The Congolese had to collect rubber in impossible quantities and, to force them to do so, they were subjected to incredible tortures. Those who could not make it were tortured or killed:
- natives whipped with the “chicote” – a whip made with sun-dried rhinoceros hide – until their skins were reduced to strips;
- men killed by pouring boiling resin over their heads.
All this to the soldiers’ amusement at the tortured men’s contortions. The Belgian army in Congo counted 16,000 men armed with modern automatic rifles.
Yet they had to save even on the cartridges used to kill those who could not manage to collect the required quantities of rubber daily. Therefore, each soldier was given a certain number of cartridges and for each one there must be a dead person. Therefore, to prove to the Belgian officers that they had not been wasted, the soldiers had to take with them a cut off hand, usually the right hand, for each cartridge fired. Such practice was so consolidated that, for each unit of the army, there were soldiers in charge of smoking those hands to keep them well, not rotten, thus being able, even after some time, to take them to the officers, to prove that all the ammunitions had been used properly.
All attempts to report those crimes to any Institution or International Tribunal, including The Hague’s International Court of Justice (ICJ), have failed. In addition, Leopold II ordered to destroy all the documentation concerning his activity in Congo.
In 1908, Congo became a colony of Belgium and the country offered the sovereign 50 million francs as a sign of gratitude. Leopold II died the following year but was booed during his funeral procession. At the end of his reign, he was the most-hated man in Europe.
Despite Leopold II’s black holocaust, Belgium continues to erect statues of him, shamelessly representing him as a great civilizer and benefactor.
Antwerp was the arrival point of the Congolese rubber. According to legend, the name of the city derives from the fight between a Roman soldier and a giant who cut off hands. Well, in Antwerp there is never any reference to the connection between the symbol of the city and the habit of cutting off hands in Congo. It is as if all the crimes committed in Congo have been forgotten or, worse, never happened.
This is even more unbearable nowadays because the British, in addition to having apologized for the slave trade with the United States, both through their Government (Tony Blair) and the Anglican Church (Archbishop Rowan Williams) in 2007, in that same year created the International Slavery Museum in Liverpool.
In 2008, on 9 September, in Brussels the equestrian statue of Leopold II, responsible for the death of millions of Africans at the time of the colonization of Congo, was completely covered in red paint by the Belgian writer Théophile de Giraud. “Leopold II cannot be raised to the rank of the nation’s great men,” he explained. “On behalf of the millions of victims of the outrageous colonial policy of this imperialist and racist despot, we believe it is unworthy of a nation to perpetuate his memory in any form that enhances him.

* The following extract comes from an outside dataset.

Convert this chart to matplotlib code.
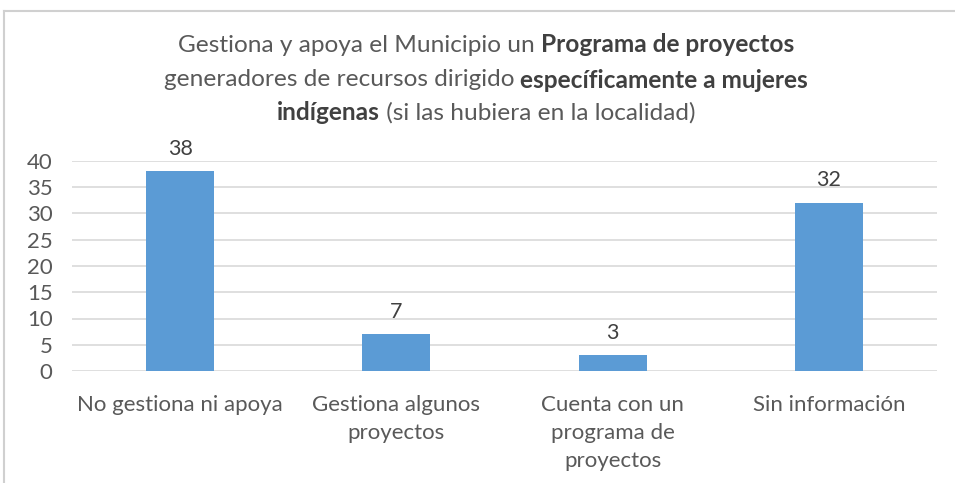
import numpy as np
import matplotlib.pyplot as plt
from matplotlib.lines import Line2D

categorias = ["No gestiona ni apoya", "Gestiona algunos\nproyectos",
              "Cuenta con un\nprograma de\nproyectos", "Sin información"]
valores = [38, 7, 3, 32]
yticks = [0, 5, 10, 15, 20, 25, 30, 35, 40]

# lineas del titulo: (texto, negrita)
titulo = [
    [("Gestiona y apoya el Municipio un ", False), ("Programa de proyectos", True)],
    [("generadores de recursos dirigido ", False), ("específicamente a mujeres", True)],
    [("indígenas", True), (" (si las hubiera en la localidad)", False)],
]

cinza = "#595959"
azul = "#5B9BD5"
fonte = "Lato"

plt.rcParams['font.family'] = fonte

fig = plt.figure(figsize=(9.55, 4.83), dpi=100)
ax = fig.add_axes([72/955, 1-371/483, 865/955, 210/483])

x = np.arange(len(categorias))
barras = ax.bar(x, valores, width=0.315, color=azul, zorder=3)
for b, v in zip(barras, valores):
    ax.annotate(str(v), (b.get_x()+b.get_width()/2, v), xytext=(0, 9),
                textcoords="offset points", ha="center", va="bottom",
                fontsize=15.5, color="#404040")

ax.set_xlim(-0.5, len(categorias)-0.5)
ax.set_ylim(0, 40)
ax.set_yticks(yticks)
ax.set_xticks(x)
ax.set_xticklabels(categorias, linespacing=1.5)
ax.tick_params(axis="both", length=0, labelsize=16, labelcolor=cinza)
ax.tick_params(axis="x", pad=17)
ax.tick_params(axis="y", pad=14)
ax.grid(axis="y", color="#D9D9D9", linewidth=1.2, zorder=0)
for s in ax.spines.values():
    s.set_visible(False)

# borda da figura (topo e esquerda)
fig.add_artist(Line2D([4/955, 1], [1-11/483, 1-11/483], color="#D0D0D0", lw=1.5))
fig.add_artist(Line2D([4/955, 4/955], [0, 1-11/483], color="#D0D0D0", lw=1.5))

# titulo com partes em negrito
fig.canvas.draw()
r = fig.canvas.get_renderer()
ys = [45, 80, 113]
for linha, yp in zip(titulo, ys):
    partes = []
    for txt, neg in linha:
        t = fig.text(0, 1-yp/483, txt, fontsize=17.6, color=cinza if not neg else "#404040",
                     fontweight="bold" if neg else "normal", va="center", ha="left")
        partes.append(t)
    larg = [p.get_window_extent(r).width for p in partes]
    x0 = (486 - sum(larg)/2)
    for p, w in zip(partes, larg):
        p.set_x(x0/955)
        x0 += w

fig.savefig("out.png", dpi=100)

Germany and Russia at least had the good taste of taking down the statues of Hitler and Stalin. We demand that Belgium shows self-criticism and becomes aware of the urgent need of removing the monuments celebrating this heinous mass murderer.”
In 2018 Belgium opened a Museum of Colonialism. The new Royal Museum of Africa, set up in Tervuren, near Brussels, houses over 180 thousand finds mainly from the territory corresponding to the current Democratic Republic of the Congo: mining samples, elephant skeletons, statues and jewellery made by local tribes. Absolute silence on the crimes perpetrated.
The anti-racist association Bamko-Cran requested the creation of an independent commission to establish the origin of the museum’s works: “I will not set foot in that large cemetery of our ancestors who froze to death in human’s zoos,” observed Mireille-Tseuhi Robert, president of the association.
The Intal-Congo association argued that “no information” is provided to visitors of the museum on the exploitation of African resources and labour in the past by Brussels officials. According to the organization, moreover, the natives are described as “inferior” compared to the European colonizers. Paula Polanco, an NGO’s exponent, said that “It is unacceptable for a cultural institution to provide people with a distorted view of history. This museum clearly aims to conceal the atrocities committed by Belgian sovereigns against the indigenous people. Brussels’s authorities continue to relegate to oblivion the victims of the country’s colonial past. The latter have not yet had justice, while those responsible for atrocities and slavery are celebrated as national heroes.”
The opening of the museum was attended by Belgian Vice-Prime Minister Alexander DeCroo, who presented the event as a “manifestation of great patriotic pride”.
We therefore believe that, on the initiative of the Human Rights Council, the recognition of the Black Holocaust carried out by Leopold II should start. It is a Holocaust that even the institutions of the European Union and the European Parliament present in Belgium, and precisely in Brussels, cannot ignore in the name and on behalf of the European citizens of which they are representatives.
Even if an ad hoc international day for its commemoration could be found or created, we would like to suggest that the current international anniversary of the Memorial Day on January 27 could be the ideal date, especially for the further anti-racial teaching that would ensue: it would be a Day in which the Jewish White and the African Black Holocausts are both commemorated, at the same time.
Certainly, to some African exponents it may seem strange that an Italian organization brings the issue of the black holocaust vigorously to the international attention but it must be said that our NGO for many years has had among its members the greatest nonviolent man of the European history, the European Gandhi Marco Pannella. Our NGO was also a constituent of the PRNTT – Transnational Non-violent Radical Party and Transparty – an NGO with general consultative status at the United Nations’ ECOSOC, which had as its Secretary, from 2011 to 2016, a Malian lawyer: Demba Traore.
* Issued as received, in the language(s) of submission only.